Given exercise:
From the first line of the listing below to the line with "const times = d3.range(-200, 1001, 10);", print each line exactly, and nothing more. Leave out the pictures.

Data excerpt:
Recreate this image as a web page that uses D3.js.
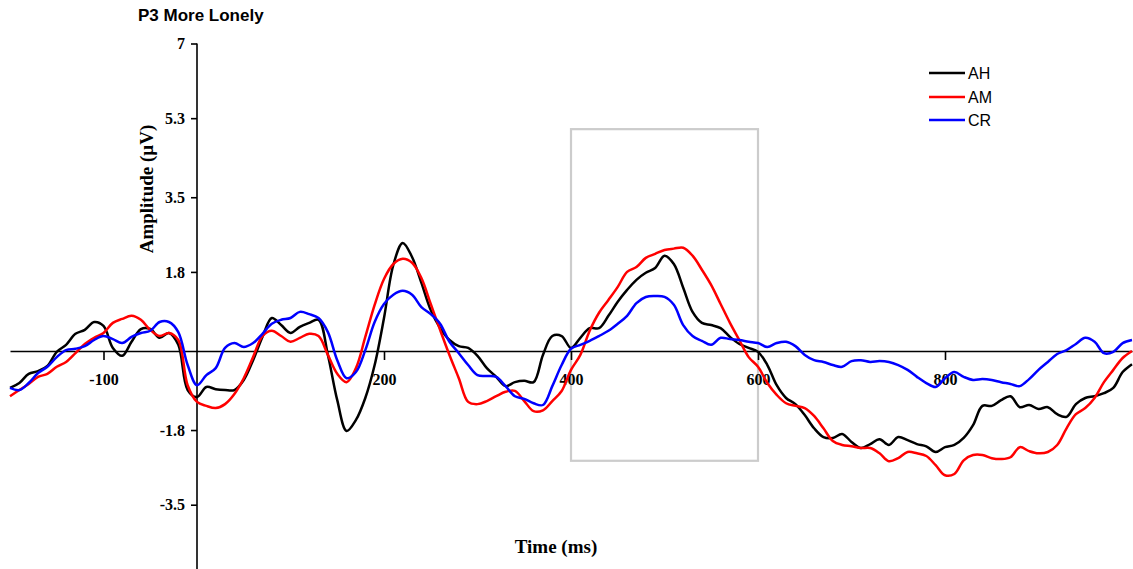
<!DOCTYPE html>
<html>
<head>
<meta charset="utf-8">
<script src="https://cdn.jsdelivr.net/npm/d3@7"></script>
<style>
  html, body { margin: 0; padding: 0; background: #fff; }
  svg { display: block; }
</style>
</head>
<body>
<svg id="chart" width="1133" height="569"></svg>
<script>
// ---------- DATA ----------
const title = "P3 More Lonely";
const xTitle = "Time (ms)";
const yTitle = "Amplitude (\u00B5V)";

// time points (ms), every 10 ms from -200 to 1000
const times = d3.range(-200, 1001, 10);

const seriesNames = ["AH", "AM", "CR"];
const seriesColors = ["#000000", "#ff0000", "#0000ff"];

const AH = [
  -0.84,-0.73,-0.52,-0.46,-0.34,-0.02,0.14,0.39,0.48,0.66,
  0.57,0.07,-0.11,0.21,0.50,0.50,0.30,0.41,0.14,-0.89,
  -1.05,-0.82,-0.87,-0.89,-0.89,-0.66,-0.21,0.32,0.75,0.59,
  0.41,0.55,0.64,0.71,-0.09,-1.12,-1.82,-1.57,-1.07,-0.32,
  0.75,1.96,2.46,2.14,1.55,0.93,0.52,0.25,0.11,0.07,
  -0.11,-0.39,-0.59,-0.80,-0.71,-0.68,-0.71,-0.09,0.34,0.34,
  0.07,0.30,0.52,0.52,0.80,1.12,1.39,1.62,1.78,1.89,
  2.17,1.98,1.44,0.89,0.64,0.59,0.52,0.32,0.16,0.07,
  -0.02,-0.32,-0.78,-1.07,-1.21,-1.46,-1.76,-1.96,-1.98,-1.89,
  -2.07,-2.21,-2.12,-2.01,-2.14,-1.96,-2.03,-2.12,-2.17,-2.30,
  -2.19,-2.14,-1.98,-1.69,-1.25,-1.25,-1.12,-1.03,-1.28,-1.23,
  -1.32,-1.28,-1.44,-1.50,-1.21,-1.07,-1.03,-0.96,-0.84,-0.48,
  -0.30
];
const AM = [
  -1.03,-0.89,-0.75,-0.59,-0.52,-0.36,-0.25,-0.05,0.16,0.30,
  0.41,0.64,0.73,0.80,0.71,0.48,0.34,0.41,0.25,-0.78,
  -1.16,-1.25,-1.30,-1.21,-0.98,-0.62,-0.14,0.34,0.46,0.34,
  0.21,0.30,0.39,0.34,-0.09,-0.52,-0.71,-0.39,0.32,1.05,
  1.64,1.98,2.10,2.01,1.66,1.07,0.48,-0.09,-0.62,-1.16,
  -1.21,-1.14,-1.03,-0.93,-0.91,-1.14,-1.37,-1.35,-1.14,-0.91,
  -0.43,-0.09,0.46,0.87,1.16,1.46,1.80,1.91,2.12,2.21,
  2.30,2.33,2.35,2.17,1.85,1.50,1.07,0.64,0.25,-0.14,
  -0.36,-0.73,-1.00,-1.19,-1.25,-1.30,-1.48,-1.76,-2.05,-2.14,
  -2.17,-2.21,-2.21,-2.33,-2.51,-2.44,-2.30,-2.33,-2.39,-2.60,
  -2.83,-2.80,-2.49,-2.37,-2.37,-2.44,-2.46,-2.42,-2.19,-2.28,
  -2.33,-2.30,-2.14,-1.76,-1.44,-1.30,-1.07,-0.71,-0.43,-0.16,
  0.00
];
const CR = [
  -0.84,-0.89,-0.73,-0.50,-0.36,-0.14,0.02,0.05,0.11,0.25,
  0.34,0.27,0.18,0.32,0.41,0.46,0.66,0.66,0.43,-0.32,
  -0.78,-0.55,-0.39,0.07,0.18,0.09,0.18,0.39,0.62,0.71,
  0.75,0.89,0.84,0.75,0.43,-0.21,-0.62,-0.48,0.02,0.66,
  1.07,1.28,1.37,1.28,1.00,0.84,0.62,0.21,-0.05,-0.32,
  -0.55,-0.57,-0.59,-0.80,-1.03,-1.09,-1.19,-1.23,-0.80,-0.32,
  0.05,0.14,0.23,0.34,0.46,0.62,0.80,1.09,1.23,1.25,
  1.23,1.05,0.59,0.34,0.23,0.14,0.30,0.27,0.25,0.21,
  0.18,0.09,0.18,0.21,0.11,-0.09,-0.21,-0.25,-0.32,-0.36,
  -0.23,-0.21,-0.25,-0.23,-0.25,-0.32,-0.43,-0.59,-0.73,-0.82,
  -0.62,-0.48,-0.59,-0.66,-0.64,-0.66,-0.71,-0.75,-0.80,-0.64,
  -0.43,-0.25,-0.07,0.02,0.16,0.30,0.21,-0.05,-0.02,0.18,
  0.25
];
const seriesValues = [AH, AM, CR];

const xTickValues = [-100, 200, 400, 600, 800];
const xTickLabels = ["-100", "200", "400", "600", "800"];
const yTickValues = [7, 5.3, 3.5, 1.8, -1.8, -3.5];
const yTickLabels = ["7", "5.3", "3.5", "1.8", "-1.8", "-3.5"];

// analysis window (ms, µV)
const windowTime = [400, 600];
const windowAmp = [-2.5, 5.05];

// ---------- CHART ----------
const svg = d3.select("#chart");
const x = d3.scaleLinear().domain([-200, 1000]).range([10, 1132]);
const y = d3.scaleLinear().domain([-5, 7]).range([570.6, 43.5]);

// analysis window rectangle
svg.append("rect")
  .attr("x", x(windowTime[0]))
  .attr("y", y(windowAmp[1]))
  .attr("width", x(windowTime[1]) - x(windowTime[0]))
  .attr("height", y(windowAmp[0]) - y(windowAmp[1]))
  .attr("fill", "none")
  .attr("stroke", "#cccccc")
  .attr("stroke-width", 2.2);

// x axis (at zero)
const xAxis = d3.axisBottom(x)
  .tickValues(xTickValues)
  .tickFormat((d, i) => xTickLabels[i])
  .tickSize(9)
  .tickSizeOuter(0);
const gx = svg.append("g")
  .attr("transform", `translate(0,${y(0)})`)
  .call(xAxis);
gx.select(".domain").attr("stroke", "#000").attr("stroke-width", 1.6);
gx.selectAll(".tick line").attr("stroke", "#000").attr("stroke-width", 1.6);
gx.selectAll(".tick text")
  .attr("y", 34)
  .attr("dy", 0)
  .style("font-family", "'Liberation Serif', 'Times New Roman', serif")
  .style("font-weight", "bold")
  .style("font-size", "16px")
  .attr("fill", "#000");

// y axis (at time zero)
const yAxis = d3.axisLeft(y)
  .tickValues(yTickValues)
  .tickFormat((d, i) => yTickLabels[i])
  .tickSize(6)
  .tickSizeOuter(0);
const gy = svg.append("g")
  .attr("transform", `translate(${x(0)},0)`)
  .call(yAxis);
gy.select(".domain").attr("d", `M0,${y(7)}V569`).attr("stroke", "#000").attr("stroke-width", 1.6);
gy.selectAll(".tick line").attr("stroke", "#000").attr("stroke-width", 1.6);
gy.selectAll(".tick text")
  .attr("x", -12)
  .style("font-family", "'Liberation Serif', 'Times New Roman', serif")
  .style("font-weight", "bold")
  .style("font-size", "16px")
  .attr("fill", "#000");

// series lines
const line = d3.line()
  .x((d, i) => x(times[i]))
  .y(d => y(d))
  .curve(d3.curveCatmullRom.alpha(0.5));

seriesValues.forEach((vals, k) => {
  svg.append("path")
    .datum(vals)
    .attr("d", line)
    .attr("fill", "none")
    .attr("stroke", seriesColors[k])
    .attr("stroke-width", 2.5)
    .attr("stroke-linejoin", "round");
});

// title
svg.append("text")
  .attr("x", 138)
  .attr("y", 21)
  .style("font-family", "'Liberation Sans', Arial, sans-serif")
  .style("font-weight", "bold")
  .style("font-size", "17px")
  .text(title);

// axis titles
svg.append("text")
  .attr("x", 556)
  .attr("y", 553)
  .attr("text-anchor", "middle")
  .style("font-family", "'Liberation Serif', 'Times New Roman', serif")
  .style("font-weight", "bold")
  .style("font-size", "19px")
  .text(xTitle);

svg.append("text")
  .attr("transform", "translate(153,189) rotate(-90)")
  .attr("text-anchor", "middle")
  .style("font-family", "'Liberation Serif', 'Times New Roman', serif")
  .style("font-weight", "bold")
  .style("font-size", "19px")
  .text(yTitle);

// legend
const legend = svg.append("g");
const legendY = [73, 97, 120];
seriesNames.forEach((name, k) => {
  legend.append("line")
    .attr("x1", 929).attr("x2", 965)
    .attr("y1", legendY[k]).attr("y2", legendY[k])
    .attr("stroke", seriesColors[k])
    .attr("stroke-width", 2.5);
  legend.append("text")
    .attr("x", 968)
    .attr("y", legendY[k] + 6)
    .style("font-family", "'Liberation Sans', Arial, sans-serif")
    .style("font-size", "16px")
    .text(name);
});
</script>
</body>
</html>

Response:
Recreate this image as a web page that uses D3.js.
<!DOCTYPE html>
<html>
<head>
<meta charset="utf-8">
<script src="https://cdn.jsdelivr.net/npm/d3@7"></script>
<style>
  html, body { margin: 0; padding: 0; background: #fff; }
  svg { display: block; }
</style>
</head>
<body>
<svg id="chart" width="1133" height="569"></svg>
<script>
// ---------- DATA ----------
const title = "P3 More Lonely";
const xTitle = "Time (ms)";
const yTitle = "Amplitude (\u00B5V)";

// time points (ms), every 10 ms from -200 to 1000
const times = d3.range(-200, 1001, 10);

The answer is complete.